Rapidement, donc, les deux hommes en sont venus au sujet de l’heure, la candidature de Sarkozy. Bouteflika enchaîne :
« Vous avez du cran et du caractère. Des qualités essentielles. La souffrance se voit sur votre visage. Vous avez quelques rides. Deux kilos de plus ne vous feraient pas de mal.
– On s’approche de l’échéance, monsieur le Président. Mais je ne suis pas anxieux. Je suis prêt.
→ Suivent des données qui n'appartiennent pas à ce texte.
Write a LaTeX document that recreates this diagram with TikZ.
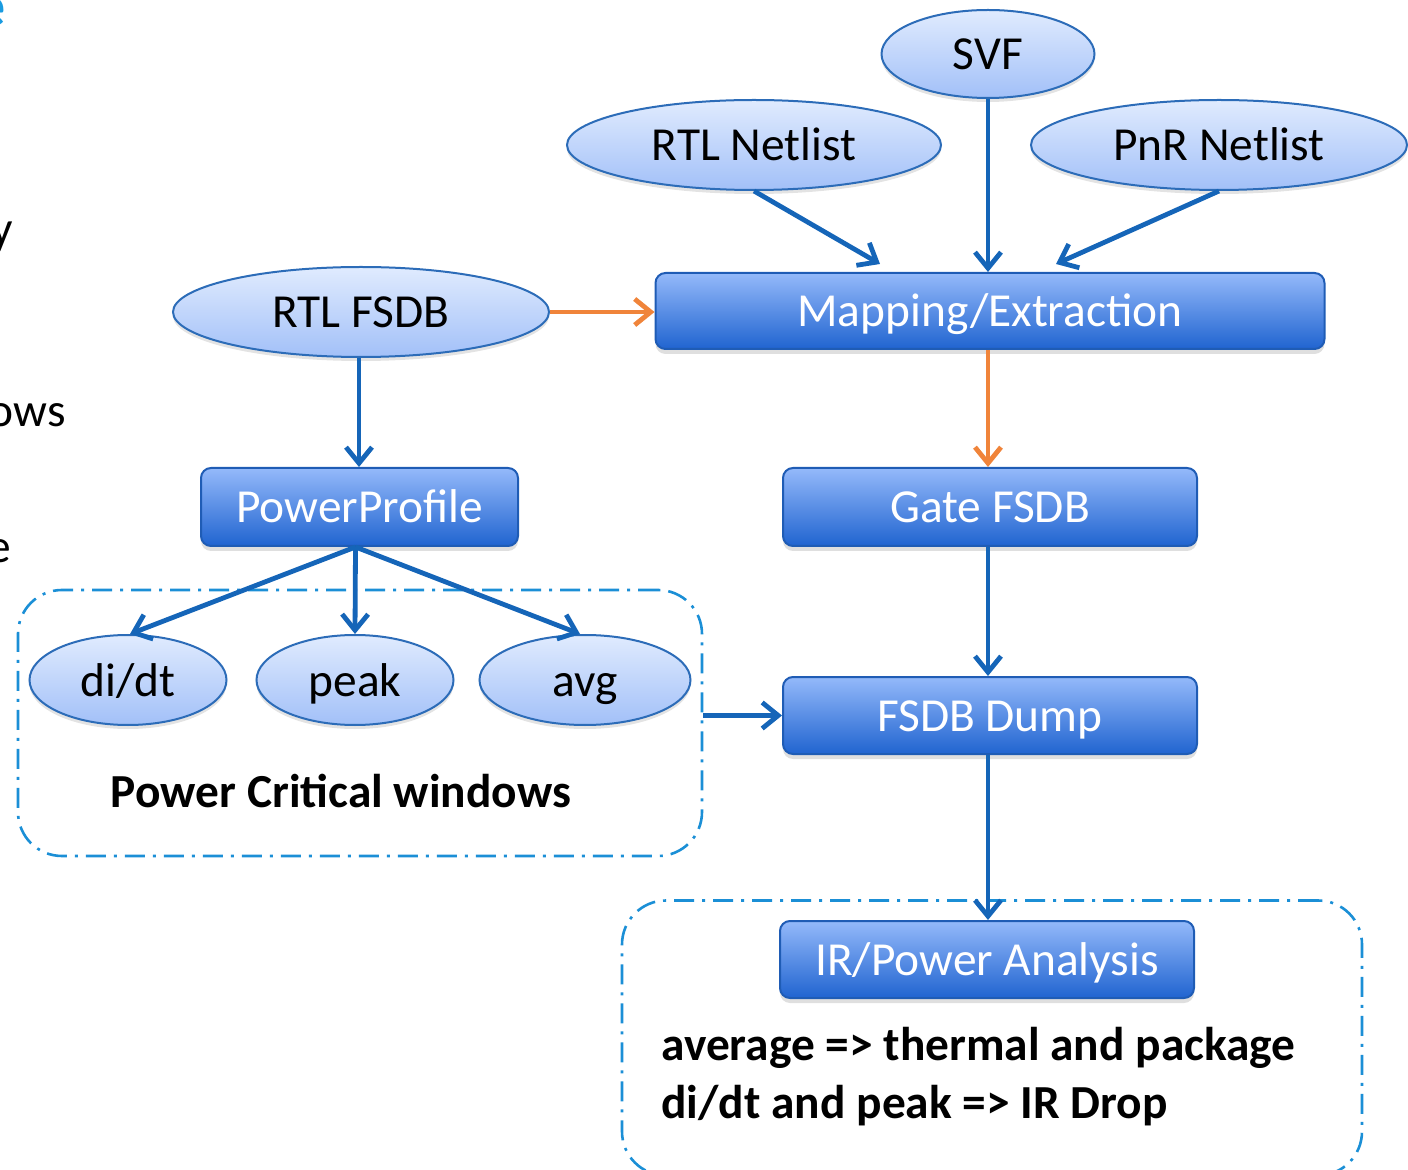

– Vous allez passer un examen, cher ami. Quand on a bien travaillé, il n’y a rien de déshonorant à échouer. Vous n’avez aucune raison d’être anxieux. Car si ça ne marche pas cette fois-ci, ça marchera la prochaine fois.
– Il faut que ça marche, là.
– Vous avez un atout de taille, c’est l’âge.
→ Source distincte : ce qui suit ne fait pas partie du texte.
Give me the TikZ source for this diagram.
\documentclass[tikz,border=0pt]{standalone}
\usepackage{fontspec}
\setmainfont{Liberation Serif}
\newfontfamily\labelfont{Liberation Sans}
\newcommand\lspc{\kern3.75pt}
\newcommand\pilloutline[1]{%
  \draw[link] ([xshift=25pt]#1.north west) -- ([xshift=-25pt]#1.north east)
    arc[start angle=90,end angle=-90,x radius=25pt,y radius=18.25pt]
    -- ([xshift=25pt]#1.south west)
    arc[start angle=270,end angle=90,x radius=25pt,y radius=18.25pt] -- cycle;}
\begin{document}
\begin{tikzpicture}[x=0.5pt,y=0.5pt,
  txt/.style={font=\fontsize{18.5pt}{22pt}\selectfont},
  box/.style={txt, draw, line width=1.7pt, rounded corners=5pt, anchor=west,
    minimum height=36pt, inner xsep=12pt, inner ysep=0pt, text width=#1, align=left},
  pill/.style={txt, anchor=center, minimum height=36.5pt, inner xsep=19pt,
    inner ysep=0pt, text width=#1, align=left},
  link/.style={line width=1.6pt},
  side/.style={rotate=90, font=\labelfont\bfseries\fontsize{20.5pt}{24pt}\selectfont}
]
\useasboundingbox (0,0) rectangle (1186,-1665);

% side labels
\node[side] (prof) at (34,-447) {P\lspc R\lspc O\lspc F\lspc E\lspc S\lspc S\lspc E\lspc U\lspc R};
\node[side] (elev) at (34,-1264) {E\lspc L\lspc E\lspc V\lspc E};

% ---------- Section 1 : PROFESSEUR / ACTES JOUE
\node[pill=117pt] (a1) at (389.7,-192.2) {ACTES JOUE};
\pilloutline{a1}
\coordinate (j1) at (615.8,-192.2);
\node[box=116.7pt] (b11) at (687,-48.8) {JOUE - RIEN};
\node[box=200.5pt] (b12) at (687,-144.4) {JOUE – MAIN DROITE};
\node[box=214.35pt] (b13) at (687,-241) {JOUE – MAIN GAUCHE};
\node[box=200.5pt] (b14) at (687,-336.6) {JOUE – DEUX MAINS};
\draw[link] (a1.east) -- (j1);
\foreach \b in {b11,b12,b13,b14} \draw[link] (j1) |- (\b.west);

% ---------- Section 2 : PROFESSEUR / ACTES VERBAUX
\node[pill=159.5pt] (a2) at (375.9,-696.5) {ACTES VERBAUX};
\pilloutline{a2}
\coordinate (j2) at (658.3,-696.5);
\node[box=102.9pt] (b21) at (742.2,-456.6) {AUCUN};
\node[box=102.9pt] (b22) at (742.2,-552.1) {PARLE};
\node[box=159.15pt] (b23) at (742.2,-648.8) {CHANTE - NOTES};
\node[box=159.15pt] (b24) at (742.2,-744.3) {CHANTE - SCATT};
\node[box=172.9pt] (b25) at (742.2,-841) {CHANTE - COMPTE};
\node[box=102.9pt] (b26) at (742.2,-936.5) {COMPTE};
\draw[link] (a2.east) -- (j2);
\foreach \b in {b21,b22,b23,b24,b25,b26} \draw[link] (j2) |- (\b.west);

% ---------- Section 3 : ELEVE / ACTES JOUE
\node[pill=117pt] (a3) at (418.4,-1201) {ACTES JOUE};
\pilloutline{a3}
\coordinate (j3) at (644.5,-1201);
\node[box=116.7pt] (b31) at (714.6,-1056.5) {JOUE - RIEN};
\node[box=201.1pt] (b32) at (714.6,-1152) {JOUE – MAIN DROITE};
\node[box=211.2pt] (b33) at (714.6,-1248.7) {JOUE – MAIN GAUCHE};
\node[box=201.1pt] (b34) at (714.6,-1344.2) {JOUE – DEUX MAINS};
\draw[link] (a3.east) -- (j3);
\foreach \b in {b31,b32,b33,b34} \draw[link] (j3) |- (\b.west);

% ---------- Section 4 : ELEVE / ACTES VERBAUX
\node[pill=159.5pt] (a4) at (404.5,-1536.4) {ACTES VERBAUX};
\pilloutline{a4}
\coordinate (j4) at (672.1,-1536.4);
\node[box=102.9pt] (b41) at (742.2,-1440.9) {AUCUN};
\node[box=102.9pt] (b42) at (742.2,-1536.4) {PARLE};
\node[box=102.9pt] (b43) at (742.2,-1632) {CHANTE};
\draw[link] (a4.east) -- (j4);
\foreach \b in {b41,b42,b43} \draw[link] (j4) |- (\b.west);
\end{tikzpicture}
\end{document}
Après quelques instants de silence, Bouteflika reprend :
– qui doit vous donner toute la sérénité du monde. »
Comme le souligne Yasmina Reza, les deux hommes ont à cur d’utiliser les formules qui conviennent au statut de l’un et de l’autre. Même s’il est sûr de son fait, Sarkozy n’est encore que candidat à la magistrature suprême. D’une certaine façon, Bouteflika le lui fait remarquer en l’appelant « cher ami », alors que son invité abonde en « Monsieur le Président ». Derrière les conventions diplomatiques pointe néanmoins un sentiment de bienveillance de l’aîné (né en 1937) à l’égard de son cadet de dix-huit ans.
Mai 2007, Nicolas Sarkozy est élu à la présidence. Trois mois plus tard, au moment où le livre de Yasmina Reza sort en librairie, avec le succès que l’on sait, La Revue pour l’intelligence du monde(2) publie dans son n° 10 une interview de Jean Daniel, le directeur du Nouvel Observateur, originaire lui aussi d’Algérie : il est né à Blida, à quelque 50 km au sud d’Alger. En juillet, il a accepté, non sans réticences, de faire partie de la délégation officielle accompagnant Sarkozy dans sa tournée au Maghreb.
À Alger, le 10 juillet, le tout nouveau président français bénéficie d’un accueil particulièrement chaleureux. « Dès l’arrivée, relève Jean Daniel, le président Bouteflika gravit quelques marches de l’escalier de coupée, alors que l’usage est, paraît-il, de n’en monter aucune »
Les deux chefs d’État ont manifestement bien préparé leur rencontre, et Jean Daniel découvre chez le président français une connaissance du dossier algérien qui l’impressionne. Mais, plus que le fond, c’est la forme qui séduit. Sa volubilité, sa volonté de convaincre, sa façon de prendre le bras pour insister, et puis le prénom qui arrive tout de suite : ce descendant de Hongrois a tout du pied-noir
Qu’on ne s’y trompe pas, toutefois. Le rapport de Sarkozy avec l’Algérie n’a rien d’affectif. « Il revendique avec complaisance, au contraire, le fait de n’avoir jamais été associé aux convulsions et aux guerres. Il n’avait pas l’âge. C’est pourquoi, selon lui, il peut refuser la repentance que Bouteflika réclame. »
Au cours du déjeuner, Bouteflika félicite à nouveau Sarkozy pour son élection. Ce dernier rappelle que, ministre de l’Intérieur, il est allé plusieurs fois en Algérie. « Vous m’avez donné des conseils », ajoute-t-il. « Non, rectifie le président algérien, des avertissements. » Yasmina Reza avait-elle bien noté ?

1. L’Aube le soir ou la nuit, de Yasmina Reza, éditions Flammarion, 196 pages, 18 euros.
2. La Revue pour l’intelligence du monde, n° 10, septembre-octobre 2007, 164 pages, 7,50 euros.